November 11th, 2009 | External Campaigns, Gender-based Violence, News, Views

By Dana Lam, AWARE President

Illustration by alterelfo
Illustration by alterelfo

I’m writing this on a Saturday. Unless things have changed, several hundred Singapore men are likely to have been on the first boat to Batam this morning. Awaiting their arrival are girls who, in a better world, would be on a college campus somewhere instead of in the stale confines of a karaoke lounge with the zippers of their jeans permanently down.

Here in Singapore another group of girls is waiting: girls prized for their innocence, their young faces getting tense as the expiry date of their two-week social visit pass approaches and there are no takers still. They are here on a gamble, hoping for the chance of a better life as wives of Singaporean men. It is difficult to know what to wish for them: that they have to return to their home country with no husband in tow, or to be married off to men whose offer of a ‘better’ life could mean unalleviated servitude, violence and abandonment. (See Below.)

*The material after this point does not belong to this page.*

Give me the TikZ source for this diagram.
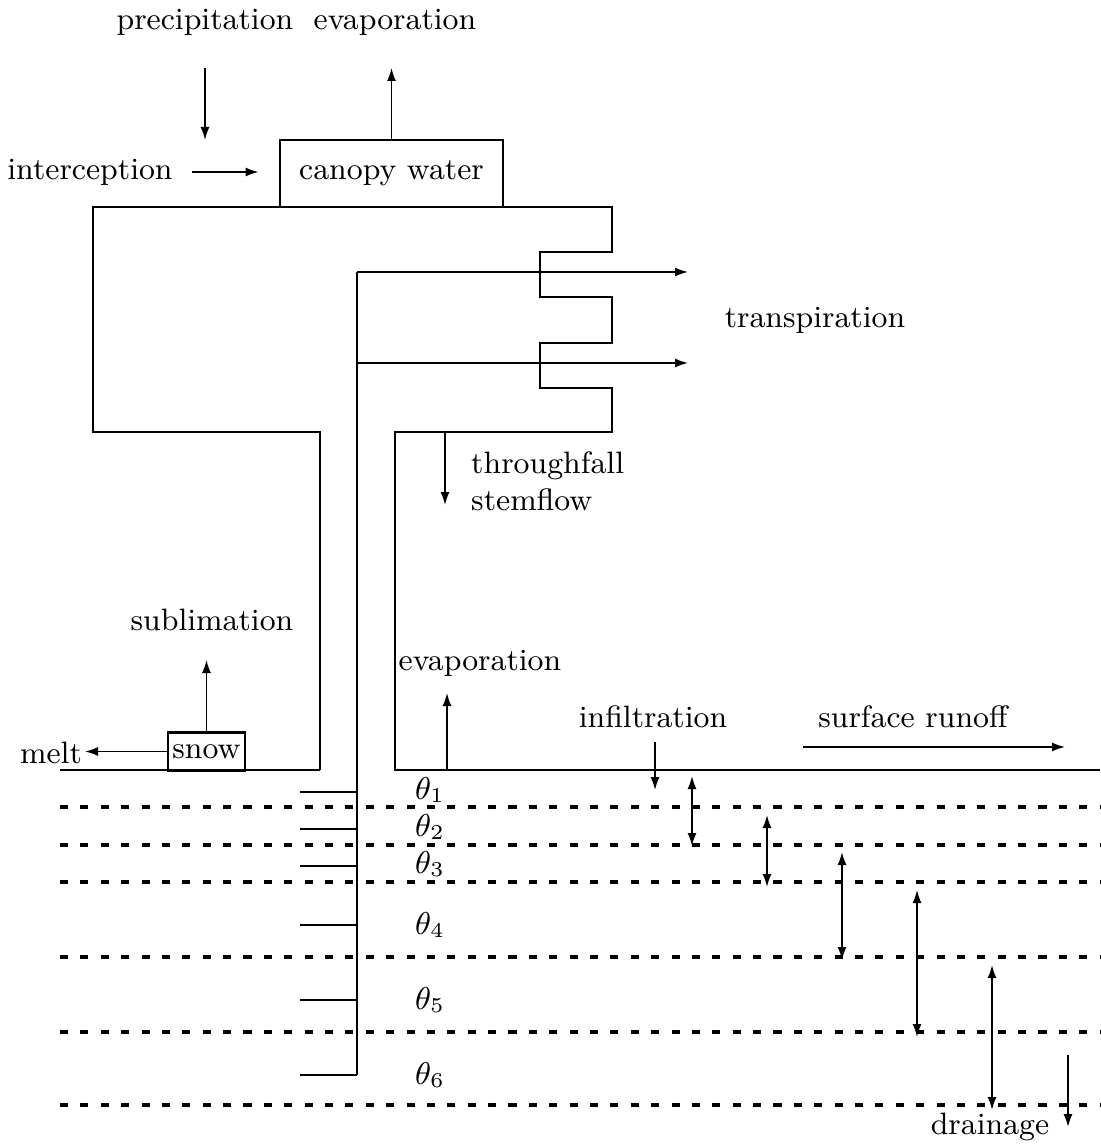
\documentclass[tikz,border=0pt]{standalone}
\usetikzlibrary{arrows.meta}
\tikzset{
  lbl/.style={inner sep=1pt, font=\fontsize{8.8}{10.5}\selectfont},
  flow/.style={-{Latex[length=1.3mm,width=0.9mm]}, line width=0.45pt},
  both/.style={{Latex[length=1.3mm,width=0.9mm]}-{Latex[length=1.3mm,width=0.9mm]}, line width=0.5pt},
  outline/.style={line width=0.8pt},
  layer/.style={line width=1pt, dash pattern=on 2.3pt off 3.5pt},
}
\begin{document}
\begin{tikzpicture}[x=1cm,y=-1cm]
  \useasboundingbox (0,0) rectangle (11,11.44);
  % canopy
  \node[lbl] (precip) at (2.05,0.22) {precipitation};
  \node[lbl] (evtop) at (3.95,0.22) {evaporation};
  \node[lbl] (intercept) at (0.90,1.72) {interception};
  \node[lbl, draw, outline, minimum width=2.23cm, minimum height=0.67cm] (canopy) at (3.915,1.735) {canopy water};
  \coordinate (pr0) at (2.05,0.68);
  \coordinate (pr1) at (2.05,1.40);
  \coordinate (ev1) at (3.915,0.68);
  \draw[flow] (pr0) -- (pr1);
  \draw[flow] (canopy.north) -- (ev1);
  \draw[flow] ([xshift=0.15cm]intercept.east) -- ([xshift=-0.2cm]canopy.west |- intercept.east);
  \draw[outline] (3.20,7.70) -- (3.20,4.32) -- (0.93,4.32) -- (0.93,2.07) -- (6.12,2.07)
    -- (6.12,2.52) -- (5.40,2.52) -- (5.40,2.97) -- (6.12,2.97) -- (6.12,3.43)
    -- (5.40,3.43) -- (5.40,3.88) -- (6.12,3.88) -- (6.12,4.32) -- (3.95,4.32)
    -- (3.95,7.70) -- (11,7.70);
  \draw[outline] (0.60,7.70) -- (3.20,7.70);
  % stem and roots
  \coordinate (st1) at (3.57,2.72);
  \coordinate (st2) at (3.57,3.63);
  \coordinate (tr1) at (6.88,2.72);
  \coordinate (tr2) at (6.88,3.63);
  \draw[flow] (st1) -- (tr1);
  \draw[flow] (st2) -- (tr2);
  \node[lbl] (transp) at (8.15,3.20) {transpiration};
  \draw[line width=0.5pt] (st1) -- (3.57,10.75);
  \foreach \y in {7.92,8.29,8.66,9.25,10.00,10.75}
    \draw[line width=0.6pt] (3.00,\y) -- (3.57,\y);
  % throughfall
  \coordinate (tf0) at (4.45,4.32);
  \coordinate (tf1) at (4.45,5.05);
  \draw[flow] (tf0) -- (tf1);
  \node[lbl, anchor=west, align=left] (thru) at (4.67,4.81) {throughfall\\stemflow};
  % snow
  \node[lbl, draw, outline, minimum width=0.77cm, minimum height=0.38cm] (snow) at (2.065,7.515) {snow};
  \node[lbl] (subl) at (2.12,6.20) {sublimation};
  \node[lbl] (melt) at (0.51,7.53) {melt};
  \coordinate (sb1) at (2.065,6.60);
  \coordinate (ml1) at (0.85,7.53);
  \draw[flow] (snow.north) -- (sb1);
  \draw[flow] (snow.west) -- (ml1 |- snow.west);
  % surface
  \node[lbl] (evlow) at (4.80,6.63) {evaporation};
  \node[lbl] (infil) at (6.53,7.17) {infiltration};
  \node[lbl] (runoff) at (9.13,7.17) {surface runoff};
  \coordinate (el0) at (4.47,7.70);
  \coordinate (el1) at (4.47,6.93);
  \coordinate (in0) at (6.55,7.42);
  \coordinate (in1) at (6.55,7.90);
  \coordinate (ro0) at (8.03,7.47);
  \coordinate (ro1) at (10.65,7.47);
  \draw[flow] (el0) -- (el1);
  \draw[flow] (in0) -- (in1);
  \draw[flow] (ro0) -- (ro1);
  % soil layers
  \foreach \y in {8.07,8.45,8.82,9.57,10.32,11.05}
    \draw[layer] (0.60,\y) -- (11,\y);
  \foreach \y [count=\i] in {7.90,8.27,8.64,9.25,10.00,10.75}
    \node[lbl] (th\i) at (4.30,\y) {$\theta_{\i}$};
  \foreach \x/\a/\b [count=\i] in {6.92/7.76/8.46, 7.67/8.15/8.87, 8.42/8.52/9.60, 9.17/8.90/10.37, 9.92/9.65/11.10} {
    \coordinate (up\i) at (\x,\a);
    \coordinate (dn\i) at (\x,\b);
    \draw[both] (up\i) -- (dn\i);
  }
  \coordinate (dr0) at (10.68,10.55);
  \coordinate (dr1) at (10.68,11.27);
  \draw[flow] (dr0) -- (dr1);
  \node[lbl] (drain) at (9.90,11.27) {drainage};
\end{tikzpicture}
\end{document}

Yet other women have scraped together money to pay the handlers’ fee and passage here on the promise of work placements in our many swanky shops and restaurants or in the entertainment circuit only to find themselves entrapped in squalor and vice.

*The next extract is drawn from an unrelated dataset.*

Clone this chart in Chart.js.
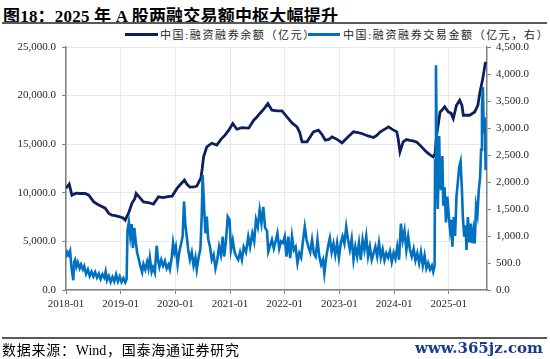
<!DOCTYPE html>
<html>
<head>
<meta charset="utf-8">
<script src="https://cdn.jsdelivr.net/npm/chart.js@4.4.1/dist/chart.umd.min.js"></script>
<style>
  body { margin: 0; width: 550px; height: 359px; position: relative; background: #fff; overflow: hidden; }
  .cn { font-family: "Liberation Serif", "Noto Sans CJK SC", serif; }
  .just { display: inline-block; text-align: justify; text-align-last: justify; white-space: nowrap; }
  #title { position: absolute; left: 3px; top: 2px; font-size: 17px; font-weight: bold; color: #000; white-space: nowrap; letter-spacing: 0.2px; }
  #topline { position: absolute; left: 2px; right: 3px; top: 22px; height: 2px; background: #595959; }
  .swatch { position: absolute; top: 33px; height: 3px; }
  .ltext { position: absolute; top: 26px; font-size: 11px; color: #262626; white-space: nowrap; letter-spacing: 1.6px; }
  #botline { position: absolute; left: 2px; right: 3px; top: 337px; height: 2px; background: #595959; }
  #source { position: absolute; left: 2px; top: 339px; width: 237px; font-size: 14px; color: #000; }
  #mark { position: absolute; right: 7px; top: 339px; font: bold 15px "DejaVu Serif", serif; color: #1a3c8c; }
  #c { position: absolute; left: 0; top: 0; }
</style>
</head>
<body>
<div id="title" class="cn">图18：2025 年 A 股两融交易额中枢大幅提升</div>
<div id="topline"></div>
<div class="swatch" style="left:125px;width:33px;background:#0d1f5c"></div>
<div class="ltext cn" style="left:160px">中国:融资融券余额（亿元）</div>
<div class="swatch" style="left:308px;width:32px;background:#0070c0"></div>
<div class="ltext cn" style="left:343px">中国:融资融券交易金额（亿元，右）</div>
<canvas id="c" width="550" height="359"></canvas>
<div id="botline"></div>
<div id="source" class="cn just">数据来源：Wind，国泰海通证券研究</div>
<div id="mark">www.365jz.com</div>

<script>
// x = months since 2018-01
const tickMonths = [0, 12, 24, 36, 48, 60, 72, 84];
const tickLabels = ["2018-01","2019-01","2020-01","2021-01","2022-01","2023-01","2024-01","2025-01"];

// 融资融券余额 (亿元)
const balanceMonths = [0,0.7,1.3,2.2,3.1,4.2,5.0,6.1,7.0,8.6,9.4,10.1,10.8,11.8,12.5,13.0,13.8,14.5,15.1,15.4,16.2,
  17.0,18.0,19.2,20.3,21.3,22.4,23.3,24.4,25.2,26.0,26.5,27.2,28.1,28.7,29.6,29.9,30.2,30.9,32.0,33.1,
  34.0,34.9,35.8,36.6,37.5,38.6,40.1,41.2,41.9,42.6,43.4,44.3,45.2,46.3,47.4,48.5,49.6,50.7,51.3,51.8,
  52.9,54.3,55.4,56.2,56.9,57.7,58.4,59.5,60.6,61.6,63.1,64.1,64.9,66.3,67.5,68.2,69.0,69.8,70.8,71.7,
  72.6,72.9,73.3,74.0,74.7,75.5,76.2,77.0,77.7,78.3,79.1,79.9,80.6,81.0,81.3,82.1,82.5,83.1,83.9,84.5,
  85.0,85.7,86.4,86.9,87.2,88.0,88.6,89.7,90.4,90.8,91.5,92.0,92.2];
const balanceValues = [10480,10890,9760,9960,9930,9930,9760,9070,8800,8420,7880,7700,7650,7530,7400,7190,8000,8940,9400,9930,9500,
  9070,9000,8840,9590,9500,9600,9660,10480,10900,11300,10900,10580,10600,10690,11510,12500,13700,14720,15100,14900,
  15500,15930,16500,17130,16540,16700,16650,17470,17800,18190,18600,19180,18500,18420,18420,17810,17190,16780,16200,15240,
  15240,16270,16440,16000,15410,15500,15750,15500,15140,15600,16270,16200,16100,15850,15690,15900,16270,16500,16780,16500,
  16270,15590,14210,15240,15480,15400,15340,15200,14900,14600,14210,13900,13700,14000,15750,18320,18500,18840,18320,18200,
  17640,19010,19520,19000,17980,18000,17980,18320,19000,20210,21800,23290,23460];

// 融资融券交易金额 (亿元, 右轴)
const tradeMonths = [0,0.3,0.6,0.9,1.2,1.6,1.8,2.0,2.3,2.6,3.0,3.3,3.7,4.0,4.4,4.8,5.2,5.6,6.0,6.4,
  6.8,7.2,7.6,8.0,8.4,8.7,9.0,9.4,9.8,10.2,10.6,11.0,11.4,11.8,12.2,12.6,13.0,13.3,13.5,13.8,
  14.1,14.4,14.7,15.0,15.3,15.6,16.0,16.3,16.7,17.0,17.4,17.8,18.1,18.4,18.8,19.1,19.5,19.9,20.2,20.5,
  20.9,21.3,21.7,22.1,22.5,22.8,23.2,23.5,23.8,24.1,24.5,24.9,25.3,25.6,25.9,26.2,26.5,26.8,27.2,27.6,
  28.0,28.4,28.7,29.1,29.5,29.8,30.0,30.3,30.6,30.9,31.2,31.6,32.0,32.4,32.8,33.2,33.6,34.0,34.4,34.7,
  35.1,35.5,35.9,36.2,36.6,37.0,37.4,37.8,38.2,38.6,39.0,39.5,40.0,40.4,40.9,41.3,41.7,42.1,42.5,42.9,
  43.3,43.7,44.1,44.4,44.8,45.2,45.6,46.0,46.4,46.8,47.2,47.6,48.0,48.4,48.8,49.2,49.6,50.0,50.4,50.8,
  51.2,51.6,52.0,52.4,52.8,53.2,53.6,54.0,54.4,54.8,55.2,55.6,56.0,56.4,56.7,57.1,57.5,57.9,58.3,58.7,
  59.1,59.5,59.9,60.3,60.7,61.1,61.5,61.9,62.3,62.7,63.1,63.5,63.9,64.3,64.7,65.1,65.5,65.9,66.3,66.7,
  67.1,67.5,67.9,68.3,68.7,69.1,69.5,69.9,70.3,70.7,71.1,71.5,71.9,72.3,72.7,73.1,73.5,73.9,74.3,74.7,
  75.1,75.5,75.9,76.3,76.7,77.1,77.5,77.9,78.3,78.7,79.1,79.5,79.9,80.3,80.6,80.9,81.0,81.2,81.4,81.6,
  81.9,82.1,82.3,82.6,82.8,83.1,83.4,83.7,84.0,84.3,84.6,84.8,85.1,85.4,85.7,86.0,86.3,86.6,86.9,87.1,
  87.4,87.7,87.9,88.2,88.5,88.8,89.1,89.4,89.7,90.0,90.3,90.6,90.9,91.1,91.3,91.5,91.7,91.9,92.1];
const tradeValues = [600,700,650,720,420,180,520,560,430,510,400,470,380,440,300,380,260,340,250,330,
  230,300,200,290,230,340,180,260,150,240,160,290,160,250,150,220,140,200,1100,1260,
  1000,1220,780,1150,900,700,560,450,330,480,380,520,400,600,340,420,320,820,560,430,
  560,450,540,400,470,380,600,870,700,800,470,720,870,1000,1640,1200,1000,760,560,700,
  450,600,380,600,760,1400,2130,1550,1050,1360,950,800,560,650,400,560,800,650,990,620,
  900,1360,1300,740,920,700,620,560,700,560,800,700,990,800,1050,900,1300,1170,1480,1240,
  1540,1150,1100,710,820,930,770,900,1050,770,900,870,990,620,990,590,990,740,800,500,
  680,600,900,1170,930,800,700,930,680,620,930,620,470,560,310,600,800,960,700,860,
  650,870,600,860,990,860,1170,930,750,950,560,800,620,870,560,930,740,990,620,800,
  560,680,800,620,870,600,750,550,680,600,720,520,690,580,800,560,1230,920,1100,740,
  990,740,620,760,550,680,500,700,450,640,400,500,380,450,340,450,2400,4160,2300,1500,
  2850,2000,1850,2480,1560,1900,1250,1730,1400,1110,1300,800,1350,1000,1730,2000,2280,2380,1850,1350,
  990,1200,740,1350,880,1230,870,1100,860,1550,1400,1850,2100,2600,3400,3760,2900,3200,2220];

const pts = (xs, ys) => xs.map((m, i) => ({ x: m, y: ys[i] }));
const fmt = v => v.toLocaleString("en-US", { minimumFractionDigits: 1, maximumFractionDigits: 1 });
const tickFont = { family: "Liberation Serif", size: 11 };

new Chart(document.getElementById("c"), {
  type: "line",
  data: {
    datasets: [
      {
        label: "中国:融资融券交易金额（亿元，右）",
        data: pts(tradeMonths, tradeValues),
        yAxisID: "y1",
        borderColor: "#0070c0",
        borderWidth: 2.6,
        pointRadius: 0,
        tension: 0,
        order: 0
      },
      {
        label: "中国:融资融券余额（亿元）",
        data: pts(balanceMonths, balanceValues),
        yAxisID: "y",
        borderColor: "#0d1f5c",
        borderWidth: 2.8,
        pointRadius: 0,
        tension: 0,
        order: 1
      }
    ]
  },
  options: {
    responsive: false,
    animation: false,
    layout: { padding: { top: 47, left: 0, right: 0, bottom: 0 } },
    plugins: { legend: { display: false }, tooltip: { enabled: false } },
    scales: {
      x: {
        type: "linear",
        min: 0,
        max: 92.4,
        afterBuildTicks: s => { s.ticks = tickMonths.map(v => ({ value: v })); },
        afterFit: s => { s.height = 69; },
        ticks: { callback: (v, i) => tickLabels[i], font: tickFont, color: "#262626", padding: 4, maxRotation: 0 },
        grid: { color: "#e9e9e9", tickColor: "#808080", tickLength: 4 },
        border: { color: "#808080", width: 1.5 }
      },
      y: {
        position: "left",
        min: 0,
        max: 25000,
        ticks: { stepSize: 5000, callback: fmt, font: tickFont, color: "#262626", padding: 6 },
        afterFit: s => { s.width = 66; },
        grid: { color: "#e9e9e9", tickColor: "#808080", tickLength: 4 },
        border: { color: "#808080", width: 1.5 }
      },
      y1: {
        position: "right",
        min: 0,
        max: 4500,
        ticks: { stepSize: 500, callback: fmt, font: tickFont, color: "#262626", padding: 5 },
        afterFit: s => { s.width = 63; },
        grid: { drawOnChartArea: false, tickColor: "#808080", tickLength: 4 },
        border: { color: "#808080", width: 1.5 }
      }
    }
  }
});
</script>
</body>
</html>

The story is old as the hills. Whether innocent bride or hard-nosed vamp, the road taken is seen the world over, paved with countless trampled bodies and souls. What should concern us all is what it reveals of our patriarchal roots and their strangulating hold on our collective imagination and regard of women. After a century of the vote, after topping the men in education, after some of us have run huge businesses and led nations, women are still reducible to the position of chattel. Women allow it. Men do it.

A recent article in The New York Times, The Mismeasure of Woman, resonates. The measure of women’s advancement in the number of us making it to high political or management appointments is misleading because there has not been significant change in the fundamentally patriarchal attitude towards women. This attitude manifests in a spectrum of violence involving fathers, mothers, daughters, sons.

In just the last few weeks, we have read in the local media about two young victims of rape. In both cases, the perpetrator was the father. In one, the girl is given to believe that rape is a form of punishment for her misdeeds. In yet another case, 16 year-old Nur Azilah Ithnin was sentenced to four years imprisonment for doing the dirty work for loan sharks. Nur’s case history includes physical abuse by her father.

Mothers and grandmothers have been implicated in cases such as these. All too often mothers have stood by silently if not actually been involved in the violence on their daughters. The daughters may be retaliating. Social workers are reporting increases in elder abuse where the perpetrator is a woman. And, sadly, too many women continue to abuse the other woman in the house, the foreign domestic worker.

This month, in countries around the world, people are taking part in the White Ribbon Campaign. The campaign calls for men to pledge never to commit, condone or keep silent about violence against women. It is a pledge we should all make.